# Dataset excerpt start

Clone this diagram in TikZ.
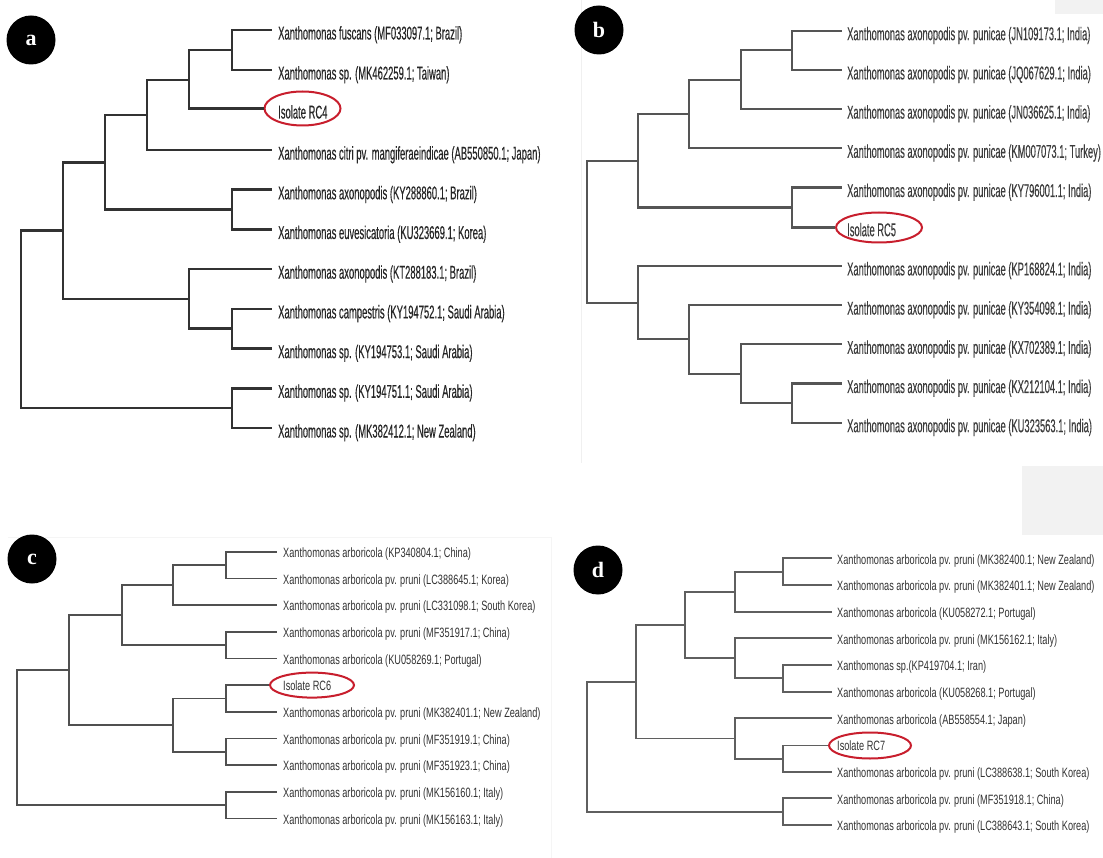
\documentclass[tikz,border=0pt]{standalone}
\usepackage{fontspec}
\setmainfont{Liberation Sans}
\newfontfamily\fA[FakeStretch=0.51,FakeBold=0.3]{Liberation Sans}
\newfontfamily\fB[FakeStretch=0.505,FakeBold=0.2]{Liberation Sans}
\newfontfamily\fC[FakeStretch=0.68]{Liberation Sans}
\newfontfamily\fL{Liberation Serif}
\usetikzlibrary{shapes.geometric}
\definecolor{isored}{RGB}{200,30,45}
\definecolor{txtA}{RGB}{38,38,38}
\definecolor{txtB}{RGB}{60,60,60}
\definecolor{txtC}{RGB}{50,50,50}
\tikzset{
  brA/.style={draw={rgb,255:red,50;green,50;blue,50}, line width=2.6pt},
  brB/.style={draw={rgb,255:red,85;green,85;blue,85}, line width=2.2pt},
  brC/.style={draw={rgb,255:red,80;green,80;blue,80}, line width=1.8pt},
  brD/.style={draw={rgb,255:red,95;green,95;blue,95}, line width=1.8pt},
  lblA/.style={anchor=base west, inner sep=0pt, text=txtA, font=\fA\fontsize{18.5}{18.5}\selectfont},
  lblB/.style={anchor=base west, inner sep=0pt, text=txtB, font=\fB\fontsize{18.5}{18.5}\selectfont},
  lblC/.style={anchor=base west, inner sep=0pt, text=txtC, font=\fC\fontsize{13.5}{13.5}\selectfont},
  badge/.style={circle, fill=black, text=white, minimum size=49pt, inner sep=0pt, font=\fL\bfseries\fontsize{22}{22}\selectfont},
  iso/.style={ellipse, draw=isored, line width=2pt, inner sep=0pt},
}
\begin{document}
\begin{tikzpicture}[x=1pt,y=-1pt]
\useasboundingbox (0,0) rectangle (1103,858);
\fill[white] (0,0) rectangle (1103,858);
\fill[gray!10] (1055,0) rectangle (1103,14);
\fill[gray!10] (1022,466) rectangle (1103,535);
\draw[gray!12, line width=0.8pt] (581,0) -- (581,463);
\draw[gray!8, line width=0.8pt] (8,537) -- (551,537) -- (551,858);

% ---------------- panel a ----------------
\node[badge] (ba) at (31,40) {a};
\coordinate (a1) at (272,30.0);
\coordinate (a2) at (272,70.0);
\node[iso, minimum width=76pt, minimum height=34pt] (ea) at (302.5,108.5) {};
\coordinate (a4) at (272,150.1);
\coordinate (a5) at (272,189.8);
\coordinate (a6) at (272,229.5);
\coordinate (a7) at (272,269.2);
\coordinate (a8) at (272,308.9);
\coordinate (a9) at (272,348.6);
\coordinate (a10) at (272,388.3);
\coordinate (a11) at (272,428.0);
\coordinate (a12) at (232,50.0);
\coordinate (a123) at (189,80.0);
\coordinate (a1234) at (147,115.0);
\coordinate (a56) at (232,209.65);
\coordinate (aA) at (105,162.3);
\coordinate (a89) at (232,328.75);
\coordinate (a789) at (189,299.0);
\coordinate (aB) at (63,230.65);
\coordinate (a1011) at (232,408.15);
\coordinate (aR) at (21,319.4);
\draw[brA] (a12) |- (a1);
\draw[brA] (a12) |- (a2);
\draw[brA] (a123) |- (a12);
\draw[brA] (a123) |- (ea.west);
\draw[brA] (a1234) |- (a123);
\draw[brA] (a1234) |- (a4);
\draw[brA] (a56) |- (a5);
\draw[brA] (a56) |- (a6);
\draw[brA] (aA) |- (a1234);
\draw[brA] (aA) |- (a56);
\draw[brA] (a89) |- (a8);
\draw[brA] (a89) |- (a9);
\draw[brA] (a789) |- (a7);
\draw[brA] (a789) |- (a89);
\draw[brA] (aB) |- (aA);
\draw[brA] (aB) |- (a789);
\draw[brA] (a1011) |- (a10);
\draw[brA] (a1011) |- (a11);
\draw[brA] (aR) |- (aB);
\draw[brA] (aR) |- (a1011);
\node[lblA] (ta1) at (278,39.5) {Xanthomonas fuscans (MF033097.1; Brazil)};
\node[lblA] (ta2) at (278,79.5) {Xanthomonas sp. (MK462259.1; Taiwan)};
\node[lblA] (ta3) at (278,118.5) {Isolate RC4};
\node[lblA] (ta4) at (278,159.6) {Xanthomonas citri pv. mangiferaeindicae (AB550850.1; Japan)};
\node[lblA] (ta5) at (278,199.3) {Xanthomonas axonopodis (KY288860.1; Brazil)};
\node[lblA] (ta6) at (278,239.0) {Xanthomonas euvesicatoria (KU323669.1; Korea)};
\node[lblA] (ta7) at (278,278.7) {Xanthomonas axonopodis (KT288183.1; Brazil)};
\node[lblA] (ta8) at (278,318.4) {Xanthomonas campestris (KY194752.1; Saudi Arabia)};
\node[lblA] (ta9) at (278,358.1) {Xanthomonas sp. (KY194753.1; Saudi Arabia)};
\node[lblA] (ta10) at (278,397.8) {Xanthomonas sp. (KY194751.1; Saudi Arabia)};
\node[lblA] (ta11) at (278,437.5) {Xanthomonas sp. (MK382412.1; New Zealand)};

% ---------------- panel b ----------------
\node[badge] (bb) at (599,30) {b};
\coordinate (b1) at (842,30.7);
\coordinate (b2) at (842,69.9);
\coordinate (b3) at (842,109.1);
\coordinate (b4) at (842,148.3);
\coordinate (b5) at (842,187.5);
\node[iso, minimum width=86pt, minimum height=30pt] (eb) at (879,227.5) {};
\coordinate (b7) at (842,265.9);
\coordinate (b8) at (842,305.1);
\coordinate (b9) at (842,344.3);
\coordinate (b10) at (842,383.5);
\coordinate (b11) at (842,422.7);
\coordinate (b12) at (792,50.3);
\coordinate (b123) at (741,79.7);
\coordinate (b1234) at (689,114.0);
\coordinate (b56) at (792,207.5);
\coordinate (bA) at (638,160.75);
\coordinate (b1011) at (792,403.1);
\coordinate (b911) at (741,373.7);
\coordinate (b811) at (689,339.4);
\coordinate (b711) at (638,302.65);
\coordinate (bR) at (587,231.7);
\draw[brB] (b12) |- (b1);
\draw[brB] (b12) |- (b2);
\draw[brB] (b123) |- (b12);
\draw[brB] (b123) |- (b3);
\draw[brB] (b1234) |- (b123);
\draw[brB] (b1234) |- (b4);
\draw[brB] (b56) |- (b5);
\draw[brB] (b56) |- (eb.west);
\draw[brB] (bA) |- (b1234);
\draw[brB] (bA) |- (b56);
\draw[brB] (b1011) |- (b10);
\draw[brB] (b1011) |- (b11);
\draw[brB] (b911) |- (b9);
\draw[brB] (b911) |- (b1011);
\draw[brB] (b811) |- (b8);
\draw[brB] (b811) |- (b911);
\draw[brB] (b711) |- (b7);
\draw[brB] (b711) |- (b811);
\draw[brB] (bR) |- (bA);
\draw[brB] (bR) |- (b711);
\node[lblB] (tb1) at (847,40.2) {Xanthomonas axonopodis pv. punicae (JN109173.1; India)};
\node[lblB] (tb2) at (847,79.4) {Xanthomonas axonopodis pv. punicae (JQ067629.1; India)};
\node[lblB] (tb3) at (847,118.6) {Xanthomonas axonopodis pv. punicae (JN036625.1; India)};
\node[lblB] (tb4) at (847,157.8) {Xanthomonas axonopodis pv. punicae (KM007073.1; Turkey)};
\node[lblB] (tb5) at (847,197.0) {Xanthomonas axonopodis pv. punicae (KY796001.1; India)};
\node[lblB] (tb6) at (847,236.2) {Isolate RC5};
\node[lblB] (tb7) at (847,275.4) {Xanthomonas axonopodis pv. punicae (KP168824.1; India)};
\node[lblB] (tb8) at (847,314.6) {Xanthomonas axonopodis pv. punicae (KY354098.1; India)};
\node[lblB] (tb9) at (847,353.8) {Xanthomonas axonopodis pv. punicae (KX702389.1; India)};
\node[lblB] (tb10) at (847,393.0) {Xanthomonas axonopodis pv. punicae (KX212104.1; India)};
\node[lblB] (tb11) at (847,432.2) {Xanthomonas axonopodis pv. punicae (KU323563.1; India)};

% ---------------- panel c ----------------
\node[badge] (bc) at (32,559) {c};
\coordinate (c1) at (277,551.7);
\coordinate (c2) at (277,578.4);
\coordinate (c3) at (277,605.0);
\coordinate (c4) at (277,631.7);
\coordinate (c5) at (277,658.4);
\node[iso, minimum width=84pt, minimum height=25pt] (ec) at (312,685.1) {};
\coordinate (c7) at (277,711.7);
\coordinate (c8) at (277,738.4);
\coordinate (c9) at (277,765.1);
\coordinate (c10) at (277,791.7);
\coordinate (c11) at (277,818.4);
\coordinate (c12) at (226,565.05);
\coordinate (c123) at (173,585.0);
\coordinate (c45) at (226,645.05);
\coordinate (c15) at (122,615.0);
\coordinate (c67) at (226,698.4);
\coordinate (c89) at (226,751.75);
\coordinate (c69) at (173,725.1);
\coordinate (cA) at (69,670.05);
\coordinate (c1011) at (226,805.05);
\coordinate (cR) at (17,737.55);
\draw[brC] (c12) |- (c1);
\draw[brC] (c12) |- (c2);
\draw[brC] (c123) |- (c12);
\draw[brC] (c123) |- (c3);
\draw[brC] (c45) |- (c4);
\draw[brC] (c45) |- (c5);
\draw[brC] (c15) |- (c123);
\draw[brC] (c15) |- (c45);
\draw[brC] (c67) |- (ec.west);
\draw[brC] (c67) |- (c7);
\draw[brC] (c89) |- (c8);
\draw[brC] (c89) |- (c9);
\draw[brC] (c69) |- (c67);
\draw[brC] (c69) |- (c89);
\draw[brC] (cA) |- (c15);
\draw[brC] (cA) |- (c69);
\draw[brC] (c1011) |- (c10);
\draw[brC] (c1011) |- (c11);
\draw[brC] (cR) |- (cA);
\draw[brC] (cR) |- (c1011);
\node[lblC] (tc1) at (283,557.5) {Xanthomonas arboricola (KP340804.1; China)};
\node[lblC] (tc2) at (283,584.2) {Xanthomonas arboricola pv. pruni (LC388645.1; Korea)};
\node[lblC] (tc3) at (283,610.8) {Xanthomonas arboricola pv. pruni (LC331098.1; South Korea)};
\node[lblC] (tc4) at (283,637.5) {Xanthomonas arboricola pv. pruni (MF351917.1; China)};
\node[lblC] (tc5) at (283,664.2) {Xanthomonas arboricola (KU058269.1; Portugal)};
\node[lblC] (tc6) at (283,690.9) {Isolate RC6};
\node[lblC] (tc7) at (283,717.5) {Xanthomonas arboricola pv. pruni (MK382401.1; New Zealand)};
\node[lblC] (tc8) at (283,744.2) {Xanthomonas arboricola pv. pruni (MF351919.1; China)};
\node[lblC] (tc9) at (283,770.9) {Xanthomonas arboricola pv. pruni (MF351923.1; China)};
\node[lblC] (tc10) at (283,797.5) {Xanthomonas arboricola pv. pruni (MK156160.1; Italy)};
\node[lblC] (tc11) at (283,824.2) {Xanthomonas arboricola pv. pruni (MK156163.1; Italy)};

% ---------------- panel d ----------------
\node[badge] (bd) at (598,570) {d};
\coordinate (d1) at (832,558.3);
\coordinate (d2) at (832,585.0);
\coordinate (d3) at (832,611.6);
\coordinate (d4) at (832,638.3);
\coordinate (d5) at (832,665.0);
\coordinate (d6) at (832,691.7);
\coordinate (d7) at (832,718.3);
\node[iso, minimum width=82pt, minimum height=26pt] (ed) at (870,745.5) {};
\coordinate (d9) at (832,771.7);
\coordinate (d10) at (832,798.3);
\coordinate (d11) at (832,825.0);
\coordinate (d12) at (783,571.65);
\coordinate (d123) at (735,591.6);
\coordinate (d56) at (783,678.35);
\coordinate (d456) at (735,658.3);
\coordinate (d16) at (685,624.95);
\coordinate (d89) at (783,758.6);
\coordinate (d79) at (735,738.45);
\coordinate (dA) at (636,681.7);
\coordinate (d1011) at (783,811.65);
\coordinate (dR) at (587,746.7);
\draw[brD] (d12) |- (d1);
\draw[brD] (d12) |- (d2);
\draw[brD] (d123) |- (d12);
\draw[brD] (d123) |- (d3);
\draw[brD] (d56) |- (d5);
\draw[brD] (d56) |- (d6);
\draw[brD] (d456) |- (d4);
\draw[brD] (d456) |- (d56);
\draw[brD] (d16) |- (d123);
\draw[brD] (d16) |- (d456);
\draw[brD] (d89) |- (ed.west);
\draw[brD] (d89) |- (d9);
\draw[brD] (d79) |- (d7);
\draw[brD] (d79) |- (d89);
\draw[brD] (dA) |- (d16);
\draw[brD] (dA) |- (d79);
\draw[brD] (d1011) |- (d10);
\draw[brD] (d1011) |- (d11);
\draw[brD] (dR) |- (dA);
\draw[brD] (dR) |- (d1011);
\node[lblC] (td1) at (837,564.1) {Xanthomonas arboricola pv. pruni (MK382400.1; New Zealand)};
\node[lblC] (td2) at (837,590.8) {Xanthomonas arboricola pv. pruni (MK382401.1; New Zealand)};
\node[lblC] (td3) at (837,617.4) {Xanthomonas arboricola (KU058272.1; Portugal)};
\node[lblC] (td4) at (837,644.1) {Xanthomonas arboricola pv. pruni (MK156162.1; Italy)};
\node[lblC] (td5) at (837,670.8) {Xanthomonas sp.(KP419704.1; Iran)};
\node[lblC] (td6) at (837,697.5) {Xanthomonas arboricola (KU058268.1; Portugal)};
\node[lblC] (td7) at (837,724.1) {Xanthomonas arboricola (AB558554.1; Japan)};
\node[lblC] (td8) at (837,750.8) {Isolate RC7};
\node[lblC] (td9) at (837,777.5) {Xanthomonas arboricola pv. pruni (LC388638.1; South Korea)};
\node[lblC] (td10) at (837,804.1) {Xanthomonas arboricola pv. pruni (MF351918.1; China)};
\node[lblC] (td11) at (837,830.8) {Xanthomonas arboricola pv. pruni (LC388643.1; South Korea)};
\end{tikzpicture}
\end{document}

# Dataset excerpt end

§ Problem description:
Output exactly the span of lines from the top of the listing through the line holding "(551,537) -- (551,858);", and leave every picture out.

§ Reply to the task:
Clone this diagram in TikZ.
\documentclass[tikz,border=0pt]{standalone}
\usepackage{fontspec}
\setmainfont{Liberation Sans}
\newfontfamily\fA[FakeStretch=0.51,FakeBold=0.3]{Liberation Sans}
\newfontfamily\fB[FakeStretch=0.505,FakeBold=0.2]{Liberation Sans}
\newfontfamily\fC[FakeStretch=0.68]{Liberation Sans}
\newfontfamily\fL{Liberation Serif}
\usetikzlibrary{shapes.geometric}
\definecolor{isored}{RGB}{200,30,45}
\definecolor{txtA}{RGB}{38,38,38}
\definecolor{txtB}{RGB}{60,60,60}
\definecolor{txtC}{RGB}{50,50,50}
\tikzset{
  brA/.style={draw={rgb,255:red,50;green,50;blue,50}, line width=2.6pt},
  brB/.style={draw={rgb,255:red,85;green,85;blue,85}, line width=2.2pt},
  brC/.style={draw={rgb,255:red,80;green,80;blue,80}, line width=1.8pt},
  brD/.style={draw={rgb,255:red,95;green,95;blue,95}, line width=1.8pt},
  lblA/.style={anchor=base west, inner sep=0pt, text=txtA, font=\fA\fontsize{18.5}{18.5}\selectfont},
  lblB/.style={anchor=base west, inner sep=0pt, text=txtB, font=\fB\fontsize{18.5}{18.5}\selectfont},
  lblC/.style={anchor=base west, inner sep=0pt, text=txtC, font=\fC\fontsize{13.5}{13.5}\selectfont},
  badge/.style={circle, fill=black, text=white, minimum size=49pt, inner sep=0pt, font=\fL\bfseries\fontsize{22}{22}\selectfont},
  iso/.style={ellipse, draw=isored, line width=2pt, inner sep=0pt},
}
\begin{document}
\begin{tikzpicture}[x=1pt,y=-1pt]
\useasboundingbox (0,0) rectangle (1103,858);
\fill[white] (0,0) rectangle (1103,858);
\fill[gray!10] (1055,0) rectangle (1103,14);
\fill[gray!10] (1022,466) rectangle (1103,535);
\draw[gray!12, line width=0.8pt] (581,0) -- (581,463);
\draw[gray!8, line width=0.8pt] (8,537) -- (551,537) -- (551,858);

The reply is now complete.